-------- Given information --------

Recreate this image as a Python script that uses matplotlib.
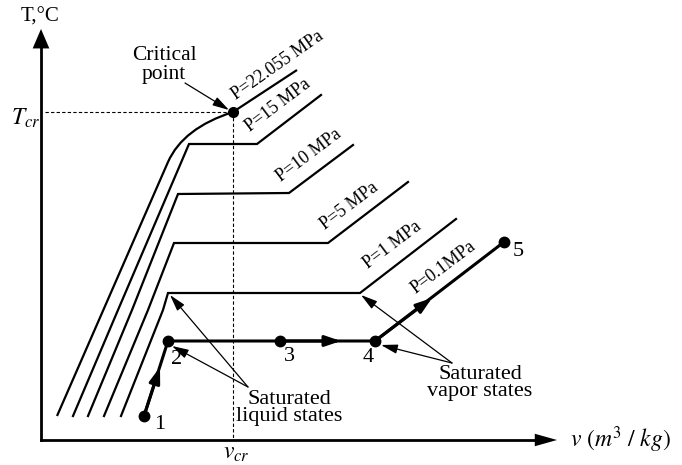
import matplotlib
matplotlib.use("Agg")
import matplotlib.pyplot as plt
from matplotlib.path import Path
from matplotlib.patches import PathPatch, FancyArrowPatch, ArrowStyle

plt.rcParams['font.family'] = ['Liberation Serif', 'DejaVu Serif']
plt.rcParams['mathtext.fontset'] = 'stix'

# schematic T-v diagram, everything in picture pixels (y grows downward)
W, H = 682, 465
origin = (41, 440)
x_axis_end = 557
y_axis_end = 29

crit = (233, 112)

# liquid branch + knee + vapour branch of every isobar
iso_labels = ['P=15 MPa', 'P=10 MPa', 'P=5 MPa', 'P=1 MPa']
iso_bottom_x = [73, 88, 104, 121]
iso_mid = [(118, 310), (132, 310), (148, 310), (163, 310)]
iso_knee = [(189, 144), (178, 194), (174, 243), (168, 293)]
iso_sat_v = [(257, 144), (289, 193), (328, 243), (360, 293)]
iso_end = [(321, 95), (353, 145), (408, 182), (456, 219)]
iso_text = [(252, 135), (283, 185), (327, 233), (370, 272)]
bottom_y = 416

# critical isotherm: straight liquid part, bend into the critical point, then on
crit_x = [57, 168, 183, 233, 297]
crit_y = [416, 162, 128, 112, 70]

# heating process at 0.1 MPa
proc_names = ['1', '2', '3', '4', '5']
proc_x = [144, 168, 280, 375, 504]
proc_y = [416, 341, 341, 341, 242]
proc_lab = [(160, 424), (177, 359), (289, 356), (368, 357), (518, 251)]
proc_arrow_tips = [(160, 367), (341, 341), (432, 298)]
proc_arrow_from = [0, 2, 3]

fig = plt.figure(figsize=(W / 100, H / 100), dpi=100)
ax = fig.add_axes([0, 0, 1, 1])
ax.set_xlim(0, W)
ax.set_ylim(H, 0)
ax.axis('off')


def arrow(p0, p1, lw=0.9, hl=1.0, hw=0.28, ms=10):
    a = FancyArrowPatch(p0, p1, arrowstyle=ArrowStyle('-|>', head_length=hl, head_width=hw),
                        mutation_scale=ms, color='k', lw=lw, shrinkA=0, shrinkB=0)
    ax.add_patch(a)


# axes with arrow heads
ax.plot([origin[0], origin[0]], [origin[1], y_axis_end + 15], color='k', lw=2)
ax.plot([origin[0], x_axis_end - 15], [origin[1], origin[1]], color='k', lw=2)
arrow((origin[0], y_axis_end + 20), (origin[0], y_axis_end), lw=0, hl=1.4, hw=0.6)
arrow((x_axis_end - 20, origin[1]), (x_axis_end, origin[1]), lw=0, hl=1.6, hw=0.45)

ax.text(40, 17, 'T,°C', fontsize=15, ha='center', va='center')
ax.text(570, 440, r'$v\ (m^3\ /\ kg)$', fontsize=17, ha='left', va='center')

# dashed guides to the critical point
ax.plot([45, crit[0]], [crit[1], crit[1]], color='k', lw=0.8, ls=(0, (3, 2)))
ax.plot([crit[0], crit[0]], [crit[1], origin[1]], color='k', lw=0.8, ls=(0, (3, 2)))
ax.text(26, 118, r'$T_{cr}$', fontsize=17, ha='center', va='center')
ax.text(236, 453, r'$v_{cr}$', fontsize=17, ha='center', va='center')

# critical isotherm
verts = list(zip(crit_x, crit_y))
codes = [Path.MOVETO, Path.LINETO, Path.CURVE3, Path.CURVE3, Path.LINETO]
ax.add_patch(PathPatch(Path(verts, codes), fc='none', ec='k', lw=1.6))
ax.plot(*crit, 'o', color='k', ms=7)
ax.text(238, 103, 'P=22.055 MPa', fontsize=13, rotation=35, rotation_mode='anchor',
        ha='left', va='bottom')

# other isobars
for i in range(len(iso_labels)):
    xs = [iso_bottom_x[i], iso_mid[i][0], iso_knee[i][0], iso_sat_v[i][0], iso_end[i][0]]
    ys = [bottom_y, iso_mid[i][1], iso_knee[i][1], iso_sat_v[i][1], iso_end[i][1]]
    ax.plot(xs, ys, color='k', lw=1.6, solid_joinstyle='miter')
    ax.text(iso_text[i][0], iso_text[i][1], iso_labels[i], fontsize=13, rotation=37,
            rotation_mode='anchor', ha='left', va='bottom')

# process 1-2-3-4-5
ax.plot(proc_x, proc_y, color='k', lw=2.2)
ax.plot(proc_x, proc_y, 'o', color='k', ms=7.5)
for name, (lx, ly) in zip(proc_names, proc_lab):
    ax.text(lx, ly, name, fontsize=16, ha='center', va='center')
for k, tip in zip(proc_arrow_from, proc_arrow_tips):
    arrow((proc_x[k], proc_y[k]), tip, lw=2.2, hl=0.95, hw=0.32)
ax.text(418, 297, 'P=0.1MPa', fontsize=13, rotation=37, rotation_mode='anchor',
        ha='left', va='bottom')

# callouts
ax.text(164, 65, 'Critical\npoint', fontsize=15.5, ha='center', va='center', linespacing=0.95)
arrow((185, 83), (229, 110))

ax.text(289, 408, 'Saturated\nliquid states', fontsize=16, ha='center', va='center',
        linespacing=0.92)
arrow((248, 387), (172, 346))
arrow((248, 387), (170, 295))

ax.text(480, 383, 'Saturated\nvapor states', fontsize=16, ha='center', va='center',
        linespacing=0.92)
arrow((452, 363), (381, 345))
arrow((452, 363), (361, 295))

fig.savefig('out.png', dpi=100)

--------

→ Exercise:
Restate, line by line and word for word, everything from the top of the material through the line that contains "crit = (233, 112)". Leave pictures out.

→ Answer to this problem:
Recreate this image as a Python script that uses matplotlib.
import matplotlib
matplotlib.use("Agg")
import matplotlib.pyplot as plt
from matplotlib.path import Path
from matplotlib.patches import PathPatch, FancyArrowPatch, ArrowStyle

plt.rcParams['font.family'] = ['Liberation Serif', 'DejaVu Serif']
plt.rcParams['mathtext.fontset'] = 'stix'

# schematic T-v diagram, everything in picture pixels (y grows downward)
W, H = 682, 465
origin = (41, 440)
x_axis_end = 557
y_axis_end = 29

crit = (233, 112)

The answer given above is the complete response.